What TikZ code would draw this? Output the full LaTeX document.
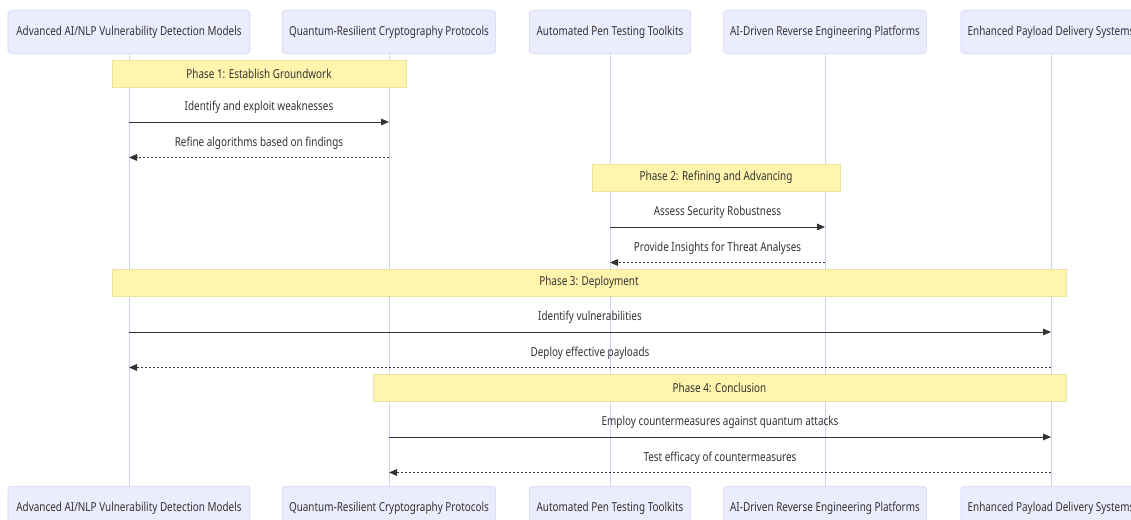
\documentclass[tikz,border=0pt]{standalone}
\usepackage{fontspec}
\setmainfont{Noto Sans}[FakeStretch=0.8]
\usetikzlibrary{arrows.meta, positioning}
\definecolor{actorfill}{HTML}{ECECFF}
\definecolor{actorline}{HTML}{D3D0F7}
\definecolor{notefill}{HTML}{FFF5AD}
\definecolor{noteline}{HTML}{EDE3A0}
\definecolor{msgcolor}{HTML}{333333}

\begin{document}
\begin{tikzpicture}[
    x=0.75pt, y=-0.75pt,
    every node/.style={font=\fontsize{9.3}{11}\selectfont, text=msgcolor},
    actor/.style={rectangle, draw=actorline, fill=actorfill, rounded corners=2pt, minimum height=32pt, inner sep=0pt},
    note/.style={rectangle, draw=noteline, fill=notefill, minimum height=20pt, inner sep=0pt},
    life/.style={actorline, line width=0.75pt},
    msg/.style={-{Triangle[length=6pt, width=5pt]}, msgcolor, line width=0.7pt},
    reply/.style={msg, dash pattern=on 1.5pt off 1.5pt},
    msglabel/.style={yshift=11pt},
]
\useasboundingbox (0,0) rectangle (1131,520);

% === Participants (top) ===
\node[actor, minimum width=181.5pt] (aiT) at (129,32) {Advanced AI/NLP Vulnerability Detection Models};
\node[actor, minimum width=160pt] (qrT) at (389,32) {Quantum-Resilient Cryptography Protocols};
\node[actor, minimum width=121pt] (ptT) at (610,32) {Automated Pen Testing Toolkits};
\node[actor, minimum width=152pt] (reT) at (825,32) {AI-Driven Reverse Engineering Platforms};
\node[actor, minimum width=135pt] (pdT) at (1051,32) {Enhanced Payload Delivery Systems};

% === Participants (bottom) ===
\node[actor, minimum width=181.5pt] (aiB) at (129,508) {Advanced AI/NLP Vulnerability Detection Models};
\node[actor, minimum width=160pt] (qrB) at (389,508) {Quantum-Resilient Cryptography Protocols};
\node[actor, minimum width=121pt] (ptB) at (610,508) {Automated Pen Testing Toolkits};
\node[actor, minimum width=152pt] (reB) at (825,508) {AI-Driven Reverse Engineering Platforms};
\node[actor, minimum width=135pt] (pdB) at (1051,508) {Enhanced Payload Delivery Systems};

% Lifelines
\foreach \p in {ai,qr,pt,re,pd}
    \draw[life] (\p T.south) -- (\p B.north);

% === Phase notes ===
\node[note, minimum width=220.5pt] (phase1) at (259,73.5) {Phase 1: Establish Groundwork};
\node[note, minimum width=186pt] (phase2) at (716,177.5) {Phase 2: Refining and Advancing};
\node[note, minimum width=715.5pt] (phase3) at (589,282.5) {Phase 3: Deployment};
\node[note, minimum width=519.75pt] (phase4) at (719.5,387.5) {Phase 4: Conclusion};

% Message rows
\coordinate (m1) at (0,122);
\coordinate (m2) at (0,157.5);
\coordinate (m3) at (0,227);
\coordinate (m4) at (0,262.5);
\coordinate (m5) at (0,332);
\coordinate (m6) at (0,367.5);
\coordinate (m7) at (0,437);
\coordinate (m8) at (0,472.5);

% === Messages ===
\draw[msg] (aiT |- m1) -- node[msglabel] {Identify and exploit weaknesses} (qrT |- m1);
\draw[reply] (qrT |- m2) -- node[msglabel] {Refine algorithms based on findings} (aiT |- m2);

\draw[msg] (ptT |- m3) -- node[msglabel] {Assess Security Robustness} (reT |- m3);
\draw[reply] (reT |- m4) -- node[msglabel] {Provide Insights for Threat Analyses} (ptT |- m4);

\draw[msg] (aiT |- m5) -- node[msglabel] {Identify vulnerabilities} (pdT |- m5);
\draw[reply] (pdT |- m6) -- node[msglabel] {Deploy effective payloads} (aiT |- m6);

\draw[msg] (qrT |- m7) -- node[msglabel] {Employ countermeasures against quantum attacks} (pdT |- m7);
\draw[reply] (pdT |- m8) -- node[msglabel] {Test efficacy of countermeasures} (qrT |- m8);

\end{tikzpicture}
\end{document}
★ ★ ★
(WORK TO BE COMPLETED): Return the full material word for word. Do not include the pictures.

(PROBLEM SOLUTION):
What TikZ code would draw this? Output the full LaTeX document.
\documentclass[tikz,border=0pt]{standalone}
\usepackage{fontspec}
\setmainfont{Noto Sans}[FakeStretch=0.8]
\usetikzlibrary{arrows.meta, positioning}
\definecolor{actorfill}{HTML}{ECECFF}
\definecolor{actorline}{HTML}{D3D0F7}
\definecolor{notefill}{HTML}{FFF5AD}
\definecolor{noteline}{HTML}{EDE3A0}
\definecolor{msgcolor}{HTML}{333333}

\begin{document}
\begin{tikzpicture}[
    x=0.75pt, y=-0.75pt,
    every node/.style={font=\fontsize{9.3}{11}\selectfont, text=msgcolor},
    actor/.style={rectangle, draw=actorline, fill=actorfill, rounded corners=2pt, minimum height=32pt, inner sep=0pt},
    note/.style={rectangle, draw=noteline, fill=notefill, minimum height=20pt, inner sep=0pt},
    life/.style={actorline, line width=0.75pt},
    msg/.style={-{Triangle[length=6pt, width=5pt]}, msgcolor, line width=0.7pt},
    reply/.style={msg, dash pattern=on 1.5pt off 1.5pt},
    msglabel/.style={yshift=11pt},
]
\useasboundingbox (0,0) rectangle (1131,520);

% === Participants (top) ===
\node[actor, minimum width=181.5pt] (aiT) at (129,32) {Advanced AI/NLP Vulnerability Detection Models};
\node[actor, minimum width=160pt] (qrT) at (389,32) {Quantum-Resilient Cryptography Protocols};
\node[actor, minimum width=121pt] (ptT) at (610,32) {Automated Pen Testing Toolkits};
\node[actor, minimum width=152pt] (reT) at (825,32) {AI-Driven Reverse Engineering Platforms};
\node[actor, minimum width=135pt] (pdT) at (1051,32) {Enhanced Payload Delivery Systems};

% === Participants (bottom) ===
\node[actor, minimum width=181.5pt] (aiB) at (129,508) {Advanced AI/NLP Vulnerability Detection Models};
\node[actor, minimum width=160pt] (qrB) at (389,508) {Quantum-Resilient Cryptography Protocols};
\node[actor, minimum width=121pt] (ptB) at (610,508) {Automated Pen Testing Toolkits};
\node[actor, minimum width=152pt] (reB) at (825,508) {AI-Driven Reverse Engineering Platforms};
\node[actor, minimum width=135pt] (pdB) at (1051,508) {Enhanced Payload Delivery Systems};

% Lifelines
\foreach \p in {ai,qr,pt,re,pd}
    \draw[life] (\p T.south) -- (\p B.north);

% === Phase notes ===
\node[note, minimum width=220.5pt] (phase1) at (259,73.5) {Phase 1: Establish Groundwork};
\node[note, minimum width=186pt] (phase2) at (716,177.5) {Phase 2: Refining and Advancing};
\node[note, minimum width=715.5pt] (phase3) at (589,282.5) {Phase 3: Deployment};
\node[note, minimum width=519.75pt] (phase4) at (719.5,387.5) {Phase 4: Conclusion};

% Message rows
\coordinate (m1) at (0,122);
\coordinate (m2) at (0,157.5);
\coordinate (m3) at (0,227);
\coordinate (m4) at (0,262.5);
\coordinate (m5) at (0,332);
\coordinate (m6) at (0,367.5);
\coordinate (m7) at (0,437);
\coordinate (m8) at (0,472.5);

% === Messages ===
\draw[msg] (aiT |- m1) -- node[msglabel] {Identify and exploit weaknesses} (qrT |- m1);
\draw[reply] (qrT |- m2) -- node[msglabel] {Refine algorithms based on findings} (aiT |- m2);

\draw[msg] (ptT |- m3) -- node[msglabel] {Assess Security Robustness} (reT |- m3);
\draw[reply] (reT |- m4) -- node[msglabel] {Provide Insights for Threat Analyses} (ptT |- m4);

\draw[msg] (aiT |- m5) -- node[msglabel] {Identify vulnerabilities} (pdT |- m5);
\draw[reply] (pdT |- m6) -- node[msglabel] {Deploy effective payloads} (aiT |- m6);

\draw[msg] (qrT |- m7) -- node[msglabel] {Employ countermeasures against quantum attacks} (pdT |- m7);
\draw[reply] (pdT |- m8) -- node[msglabel] {Test efficacy of countermeasures} (qrT |- m8);

\end{tikzpicture}
\end{document}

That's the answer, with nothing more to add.